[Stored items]
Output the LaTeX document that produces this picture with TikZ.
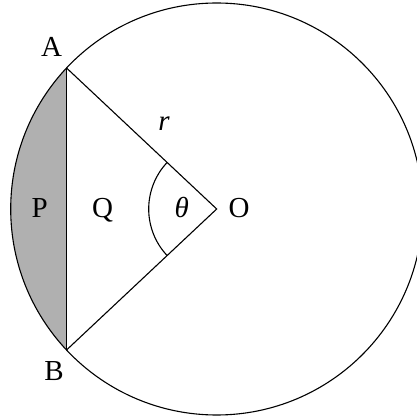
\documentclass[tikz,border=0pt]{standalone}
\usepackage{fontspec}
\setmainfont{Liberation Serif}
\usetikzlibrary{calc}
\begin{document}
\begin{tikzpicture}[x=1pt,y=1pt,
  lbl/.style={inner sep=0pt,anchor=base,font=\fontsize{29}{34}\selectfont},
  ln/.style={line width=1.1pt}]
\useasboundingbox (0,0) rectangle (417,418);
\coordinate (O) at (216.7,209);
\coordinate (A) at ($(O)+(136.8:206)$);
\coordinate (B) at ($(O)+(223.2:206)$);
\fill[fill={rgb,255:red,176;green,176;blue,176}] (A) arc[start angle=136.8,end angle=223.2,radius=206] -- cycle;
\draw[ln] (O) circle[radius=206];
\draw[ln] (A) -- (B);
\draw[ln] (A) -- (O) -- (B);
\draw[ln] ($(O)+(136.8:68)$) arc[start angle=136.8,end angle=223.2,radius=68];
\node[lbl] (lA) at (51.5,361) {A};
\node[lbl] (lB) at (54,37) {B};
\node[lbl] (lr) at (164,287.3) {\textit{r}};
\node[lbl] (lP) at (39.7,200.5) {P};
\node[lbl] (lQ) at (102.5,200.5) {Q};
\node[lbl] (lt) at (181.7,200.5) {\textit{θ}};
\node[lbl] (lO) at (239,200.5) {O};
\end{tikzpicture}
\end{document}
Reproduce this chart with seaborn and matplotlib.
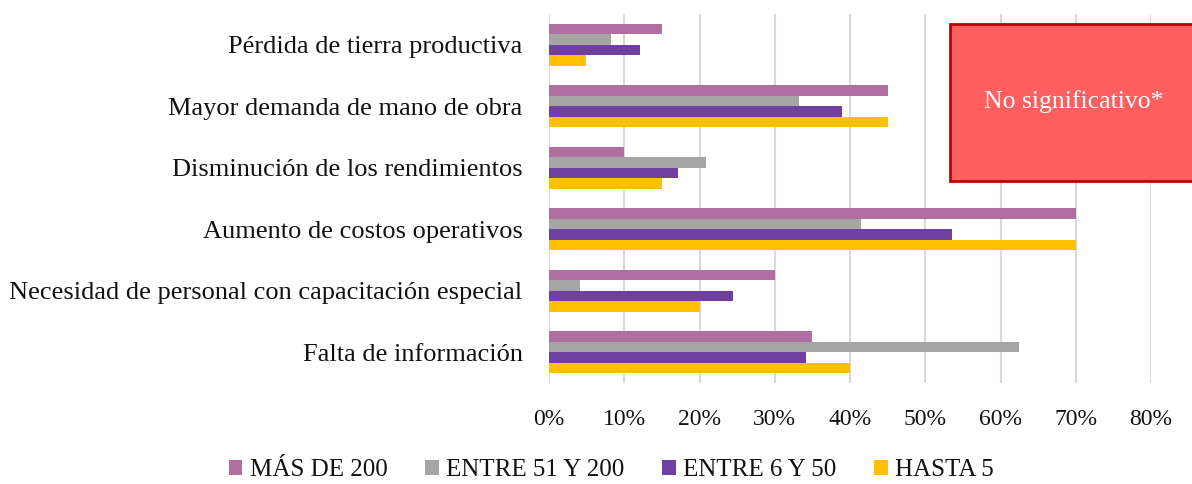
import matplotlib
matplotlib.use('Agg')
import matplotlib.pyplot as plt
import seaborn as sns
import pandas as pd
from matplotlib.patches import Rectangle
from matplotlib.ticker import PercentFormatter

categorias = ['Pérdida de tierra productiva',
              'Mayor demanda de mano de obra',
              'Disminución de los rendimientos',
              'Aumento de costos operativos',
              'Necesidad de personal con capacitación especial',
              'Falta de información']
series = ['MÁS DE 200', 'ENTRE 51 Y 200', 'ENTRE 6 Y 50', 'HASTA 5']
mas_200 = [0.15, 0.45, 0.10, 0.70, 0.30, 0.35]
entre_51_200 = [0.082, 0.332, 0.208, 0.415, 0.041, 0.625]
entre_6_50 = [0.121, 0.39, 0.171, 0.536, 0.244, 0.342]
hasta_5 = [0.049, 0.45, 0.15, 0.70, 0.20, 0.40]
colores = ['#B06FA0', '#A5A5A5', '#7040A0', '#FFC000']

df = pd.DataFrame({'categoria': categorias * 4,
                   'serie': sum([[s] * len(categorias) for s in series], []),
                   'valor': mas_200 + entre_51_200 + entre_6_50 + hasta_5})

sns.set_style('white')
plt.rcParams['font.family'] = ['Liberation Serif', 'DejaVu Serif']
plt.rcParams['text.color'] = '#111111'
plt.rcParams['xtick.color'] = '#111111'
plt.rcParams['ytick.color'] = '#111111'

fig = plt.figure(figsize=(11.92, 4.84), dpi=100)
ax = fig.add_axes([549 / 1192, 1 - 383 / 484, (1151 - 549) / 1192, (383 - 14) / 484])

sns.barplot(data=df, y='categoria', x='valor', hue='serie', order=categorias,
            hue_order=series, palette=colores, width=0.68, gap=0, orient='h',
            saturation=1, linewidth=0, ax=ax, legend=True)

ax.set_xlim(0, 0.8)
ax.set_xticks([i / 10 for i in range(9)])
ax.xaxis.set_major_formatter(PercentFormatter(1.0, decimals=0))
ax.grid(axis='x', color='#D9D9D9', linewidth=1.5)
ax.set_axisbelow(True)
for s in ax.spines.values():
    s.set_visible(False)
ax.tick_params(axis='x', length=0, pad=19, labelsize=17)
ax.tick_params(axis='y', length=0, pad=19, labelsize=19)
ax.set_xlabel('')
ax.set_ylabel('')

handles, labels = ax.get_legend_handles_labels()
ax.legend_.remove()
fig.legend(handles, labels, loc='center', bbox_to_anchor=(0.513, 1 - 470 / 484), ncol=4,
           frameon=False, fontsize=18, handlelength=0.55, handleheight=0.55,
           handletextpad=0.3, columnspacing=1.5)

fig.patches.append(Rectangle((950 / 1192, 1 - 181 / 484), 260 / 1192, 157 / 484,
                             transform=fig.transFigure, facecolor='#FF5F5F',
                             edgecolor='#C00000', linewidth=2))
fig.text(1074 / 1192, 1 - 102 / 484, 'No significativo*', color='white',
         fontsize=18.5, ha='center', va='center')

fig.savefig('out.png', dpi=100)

**Given exercise**
Exclude the images, then output the data above word for word.

**Solution to the problem**
Output the LaTeX document that produces this picture with TikZ.
\documentclass[tikz,border=0pt]{standalone}
\usepackage{fontspec}
\setmainfont{Liberation Serif}
\usetikzlibrary{calc}
\begin{document}
\begin{tikzpicture}[x=1pt,y=1pt,
  lbl/.style={inner sep=0pt,anchor=base,font=\fontsize{29}{34}\selectfont},
  ln/.style={line width=1.1pt}]
\useasboundingbox (0,0) rectangle (417,418);
\coordinate (O) at (216.7,209);
\coordinate (A) at ($(O)+(136.8:206)$);
\coordinate (B) at ($(O)+(223.2:206)$);
\fill[fill={rgb,255:red,176;green,176;blue,176}] (A) arc[start angle=136.8,end angle=223.2,radius=206] -- cycle;
\draw[ln] (O) circle[radius=206];
\draw[ln] (A) -- (B);
\draw[ln] (A) -- (O) -- (B);
\draw[ln] ($(O)+(136.8:68)$) arc[start angle=136.8,end angle=223.2,radius=68];
\node[lbl] (lA) at (51.5,361) {A};
\node[lbl] (lB) at (54,37) {B};
\node[lbl] (lr) at (164,287.3) {\textit{r}};
\node[lbl] (lP) at (39.7,200.5) {P};
\node[lbl] (lQ) at (102.5,200.5) {Q};
\node[lbl] (lt) at (181.7,200.5) {\textit{θ}};
\node[lbl] (lO) at (239,200.5) {O};
\end{tikzpicture}
\end{document}
Reproduce this chart with seaborn and matplotlib.
import matplotlib
matplotlib.use('Agg')
import matplotlib.pyplot as plt
import seaborn as sns
import pandas as pd
from matplotlib.patches import Rectangle
from matplotlib.ticker import PercentFormatter

categorias = ['Pérdida de tierra productiva',
              'Mayor demanda de mano de obra',
              'Disminución de los rendimientos',
              'Aumento de costos operativos',
              'Necesidad de personal con capacitación especial',
              'Falta de información']
series = ['MÁS DE 200', 'ENTRE 51 Y 200', 'ENTRE 6 Y 50', 'HASTA 5']
mas_200 = [0.15, 0.45, 0.10, 0.70, 0.30, 0.35]
entre_51_200 = [0.082, 0.332, 0.208, 0.415, 0.041, 0.625]
entre_6_50 = [0.121, 0.39, 0.171, 0.536, 0.244, 0.342]
hasta_5 = [0.049, 0.45, 0.15, 0.70, 0.20, 0.40]
colores = ['#B06FA0', '#A5A5A5', '#7040A0', '#FFC000']

df = pd.DataFrame({'categoria': categorias * 4,
                   'serie': sum([[s] * len(categorias) for s in series], []),
                   'valor': mas_200 + entre_51_200 + entre_6_50 + hasta_5})

sns.set_style('white')
plt.rcParams['font.family'] = ['Liberation Serif', 'DejaVu Serif']
plt.rcParams['text.color'] = '#111111'
plt.rcParams['xtick.color'] = '#111111'
plt.rcParams['ytick.color'] = '#111111'

fig = plt.figure(figsize=(11.92, 4.84), dpi=100)
ax = fig.add_axes([549 / 1192, 1 - 383 / 484, (1151 - 549) / 1192, (383 - 14) / 484])

sns.barplot(data=df, y='categoria', x='valor', hue='serie', order=categorias,
            hue_order=series, palette=colores, width=0.68, gap=0, orient='h',
            saturation=1, linewidth=0, ax=ax, legend=True)

ax.set_xlim(0, 0.8)
ax.set_xticks([i / 10 for i in range(9)])
ax.xaxis.set_major_formatter(PercentFormatter(1.0, decimals=0))
ax.grid(axis='x', color='#D9D9D9', linewidth=1.5)
ax.set_axisbelow(True)
for s in ax.spines.values():
    s.set_visible(False)
ax.tick_params(axis='x', length=0, pad=19, labelsize=17)
ax.tick_params(axis='y', length=0, pad=19, labelsize=19)
ax.set_xlabel('')
ax.set_ylabel('')

handles, labels = ax.get_legend_handles_labels()
ax.legend_.remove()
fig.legend(handles, labels, loc='center', bbox_to_anchor=(0.513, 1 - 470 / 484), ncol=4,
           frameon=False, fontsize=18, handlelength=0.55, handleheight=0.55,
           handletextpad=0.3, columnspacing=1.5)

fig.patches.append(Rectangle((950 / 1192, 1 - 181 / 484), 260 / 1192, 157 / 484,
                             transform=fig.transFigure, facecolor='#FF5F5F',
                             edgecolor='#C00000', linewidth=2))
fig.text(1074 / 1192, 1 - 102 / 484, 'No significativo*', color='white',
         fontsize=18.5, ha='center', va='center')

fig.savefig('out.png', dpi=100)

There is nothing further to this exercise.